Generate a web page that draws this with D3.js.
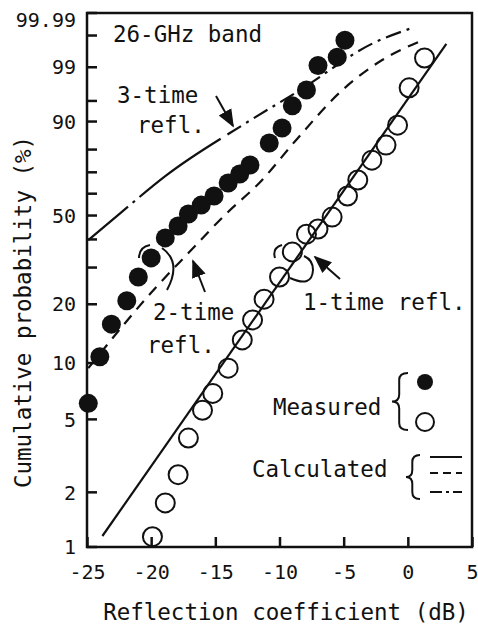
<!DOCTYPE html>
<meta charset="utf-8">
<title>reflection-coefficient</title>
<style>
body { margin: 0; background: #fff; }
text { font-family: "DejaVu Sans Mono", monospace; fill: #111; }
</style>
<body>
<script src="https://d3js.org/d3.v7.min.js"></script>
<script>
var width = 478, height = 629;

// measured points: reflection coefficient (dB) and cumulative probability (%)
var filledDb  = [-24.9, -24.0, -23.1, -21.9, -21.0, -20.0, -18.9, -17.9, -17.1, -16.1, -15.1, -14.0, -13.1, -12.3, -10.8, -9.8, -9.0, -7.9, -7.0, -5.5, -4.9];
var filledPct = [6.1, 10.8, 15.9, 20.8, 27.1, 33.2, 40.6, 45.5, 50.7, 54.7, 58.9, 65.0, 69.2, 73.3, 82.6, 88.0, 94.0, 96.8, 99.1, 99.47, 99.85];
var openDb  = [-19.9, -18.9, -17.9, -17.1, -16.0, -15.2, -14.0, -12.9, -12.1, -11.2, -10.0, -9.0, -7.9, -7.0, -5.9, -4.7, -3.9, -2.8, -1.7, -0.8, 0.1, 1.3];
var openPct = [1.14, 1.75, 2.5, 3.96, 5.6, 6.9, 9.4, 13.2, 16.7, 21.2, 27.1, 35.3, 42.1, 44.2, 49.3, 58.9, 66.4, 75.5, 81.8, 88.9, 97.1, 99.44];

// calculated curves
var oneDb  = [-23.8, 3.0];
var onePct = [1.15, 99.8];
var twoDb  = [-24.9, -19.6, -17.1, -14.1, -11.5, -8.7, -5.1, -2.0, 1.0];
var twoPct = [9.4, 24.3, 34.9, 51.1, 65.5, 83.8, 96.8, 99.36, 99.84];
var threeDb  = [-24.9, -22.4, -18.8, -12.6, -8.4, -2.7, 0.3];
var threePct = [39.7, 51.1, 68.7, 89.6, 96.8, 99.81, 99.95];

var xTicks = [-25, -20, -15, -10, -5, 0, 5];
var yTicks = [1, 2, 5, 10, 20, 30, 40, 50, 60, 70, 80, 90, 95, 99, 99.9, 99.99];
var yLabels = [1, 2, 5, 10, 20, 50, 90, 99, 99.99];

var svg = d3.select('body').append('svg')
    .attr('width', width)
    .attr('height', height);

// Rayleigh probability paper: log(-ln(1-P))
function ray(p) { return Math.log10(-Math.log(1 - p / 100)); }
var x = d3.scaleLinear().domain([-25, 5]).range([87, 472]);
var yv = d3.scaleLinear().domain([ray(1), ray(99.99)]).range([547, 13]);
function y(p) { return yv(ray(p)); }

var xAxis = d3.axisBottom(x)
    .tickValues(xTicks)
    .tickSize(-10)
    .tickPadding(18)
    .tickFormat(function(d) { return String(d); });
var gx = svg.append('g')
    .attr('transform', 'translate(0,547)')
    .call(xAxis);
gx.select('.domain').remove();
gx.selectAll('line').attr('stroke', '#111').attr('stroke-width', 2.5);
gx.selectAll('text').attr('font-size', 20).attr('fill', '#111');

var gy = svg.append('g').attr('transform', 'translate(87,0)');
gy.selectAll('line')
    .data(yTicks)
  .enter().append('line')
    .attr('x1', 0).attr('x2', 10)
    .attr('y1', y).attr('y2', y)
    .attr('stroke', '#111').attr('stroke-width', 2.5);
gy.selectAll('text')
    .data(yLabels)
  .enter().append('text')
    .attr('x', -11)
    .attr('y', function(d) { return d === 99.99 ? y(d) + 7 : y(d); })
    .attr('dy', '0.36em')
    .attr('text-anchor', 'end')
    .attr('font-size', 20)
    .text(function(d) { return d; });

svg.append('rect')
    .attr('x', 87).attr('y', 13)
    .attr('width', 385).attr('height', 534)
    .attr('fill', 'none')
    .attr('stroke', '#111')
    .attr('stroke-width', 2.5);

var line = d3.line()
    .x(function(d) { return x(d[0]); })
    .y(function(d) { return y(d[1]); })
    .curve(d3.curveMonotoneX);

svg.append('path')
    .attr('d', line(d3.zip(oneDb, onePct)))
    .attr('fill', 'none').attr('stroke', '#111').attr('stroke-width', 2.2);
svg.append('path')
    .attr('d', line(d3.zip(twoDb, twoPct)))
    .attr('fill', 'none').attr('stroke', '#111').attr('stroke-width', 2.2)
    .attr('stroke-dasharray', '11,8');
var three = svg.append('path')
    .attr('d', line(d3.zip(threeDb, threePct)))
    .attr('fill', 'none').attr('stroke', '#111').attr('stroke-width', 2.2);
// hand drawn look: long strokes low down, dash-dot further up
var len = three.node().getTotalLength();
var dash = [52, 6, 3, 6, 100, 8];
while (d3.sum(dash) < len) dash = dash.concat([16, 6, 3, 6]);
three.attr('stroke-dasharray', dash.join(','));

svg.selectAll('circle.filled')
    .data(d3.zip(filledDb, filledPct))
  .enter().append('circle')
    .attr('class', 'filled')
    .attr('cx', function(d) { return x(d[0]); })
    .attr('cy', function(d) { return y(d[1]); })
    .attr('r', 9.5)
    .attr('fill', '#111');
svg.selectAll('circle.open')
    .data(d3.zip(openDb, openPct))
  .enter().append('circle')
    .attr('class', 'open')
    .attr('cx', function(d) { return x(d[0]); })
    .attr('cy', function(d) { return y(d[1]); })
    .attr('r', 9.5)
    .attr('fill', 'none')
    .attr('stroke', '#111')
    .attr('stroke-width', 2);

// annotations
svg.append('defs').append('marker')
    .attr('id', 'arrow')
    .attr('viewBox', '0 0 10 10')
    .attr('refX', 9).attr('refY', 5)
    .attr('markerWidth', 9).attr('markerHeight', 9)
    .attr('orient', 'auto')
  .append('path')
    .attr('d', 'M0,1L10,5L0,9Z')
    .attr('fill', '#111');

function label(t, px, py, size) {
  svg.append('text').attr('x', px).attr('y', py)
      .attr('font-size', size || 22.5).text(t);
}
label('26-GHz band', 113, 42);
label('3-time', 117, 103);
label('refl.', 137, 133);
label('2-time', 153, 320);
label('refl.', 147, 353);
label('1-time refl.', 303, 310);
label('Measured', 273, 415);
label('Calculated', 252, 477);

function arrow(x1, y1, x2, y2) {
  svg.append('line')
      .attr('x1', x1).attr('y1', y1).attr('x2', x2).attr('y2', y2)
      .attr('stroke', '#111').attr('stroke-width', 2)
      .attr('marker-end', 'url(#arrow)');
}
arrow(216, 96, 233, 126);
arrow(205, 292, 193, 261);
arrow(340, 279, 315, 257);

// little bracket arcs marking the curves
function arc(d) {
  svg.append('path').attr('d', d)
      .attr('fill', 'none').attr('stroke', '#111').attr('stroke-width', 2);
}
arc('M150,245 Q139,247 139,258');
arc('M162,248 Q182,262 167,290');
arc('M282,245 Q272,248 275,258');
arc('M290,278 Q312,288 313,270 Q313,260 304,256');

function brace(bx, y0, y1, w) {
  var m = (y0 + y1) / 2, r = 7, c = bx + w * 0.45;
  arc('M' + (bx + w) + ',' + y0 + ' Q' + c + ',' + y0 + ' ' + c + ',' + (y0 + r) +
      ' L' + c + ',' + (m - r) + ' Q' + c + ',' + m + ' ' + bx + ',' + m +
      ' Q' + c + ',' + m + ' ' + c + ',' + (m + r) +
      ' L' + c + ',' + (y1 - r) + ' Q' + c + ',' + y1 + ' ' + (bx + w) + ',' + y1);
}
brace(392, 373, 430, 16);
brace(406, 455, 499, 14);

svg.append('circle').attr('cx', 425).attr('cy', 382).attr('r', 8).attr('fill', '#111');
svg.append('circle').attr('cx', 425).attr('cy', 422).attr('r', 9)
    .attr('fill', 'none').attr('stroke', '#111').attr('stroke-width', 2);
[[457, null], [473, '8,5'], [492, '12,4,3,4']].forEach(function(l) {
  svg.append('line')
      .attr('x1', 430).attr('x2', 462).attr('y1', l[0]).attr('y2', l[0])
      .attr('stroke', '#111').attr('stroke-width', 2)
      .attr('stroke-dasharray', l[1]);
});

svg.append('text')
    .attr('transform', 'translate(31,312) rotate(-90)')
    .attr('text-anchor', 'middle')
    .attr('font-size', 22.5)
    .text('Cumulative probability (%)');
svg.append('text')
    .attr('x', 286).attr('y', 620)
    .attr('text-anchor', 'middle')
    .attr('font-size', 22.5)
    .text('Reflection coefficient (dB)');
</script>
----
BRIEF = Restate exactly, please, only the lines between the start of the data and the line containing "88.9, 97.1, 99.44];", both ends included, skipping the pictures.

TASK RESPONSE =
Generate a web page that draws this with D3.js.
<!DOCTYPE html>
<meta charset="utf-8">
<title>reflection-coefficient</title>
<style>
body { margin: 0; background: #fff; }
text { font-family: "DejaVu Sans Mono", monospace; fill: #111; }
</style>
<body>
<script src="https://d3js.org/d3.v7.min.js"></script>
<script>
var width = 478, height = 629;

// measured points: reflection coefficient (dB) and cumulative probability (%)
var filledDb  = [-24.9, -24.0, -23.1, -21.9, -21.0, -20.0, -18.9, -17.9, -17.1, -16.1, -15.1, -14.0, -13.1, -12.3, -10.8, -9.8, -9.0, -7.9, -7.0, -5.5, -4.9];
var filledPct = [6.1, 10.8, 15.9, 20.8, 27.1, 33.2, 40.6, 45.5, 50.7, 54.7, 58.9, 65.0, 69.2, 73.3, 82.6, 88.0, 94.0, 96.8, 99.1, 99.47, 99.85];
var openDb  = [-19.9, -18.9, -17.9, -17.1, -16.0, -15.2, -14.0, -12.9, -12.1, -11.2, -10.0, -9.0, -7.9, -7.0, -5.9, -4.7, -3.9, -2.8, -1.7, -0.8, 0.1, 1.3];
var openPct = [1.14, 1.75, 2.5, 3.96, 5.6, 6.9, 9.4, 13.2, 16.7, 21.2, 27.1, 35.3, 42.1, 44.2, 49.3, 58.9, 66.4, 75.5, 81.8, 88.9, 97.1, 99.44];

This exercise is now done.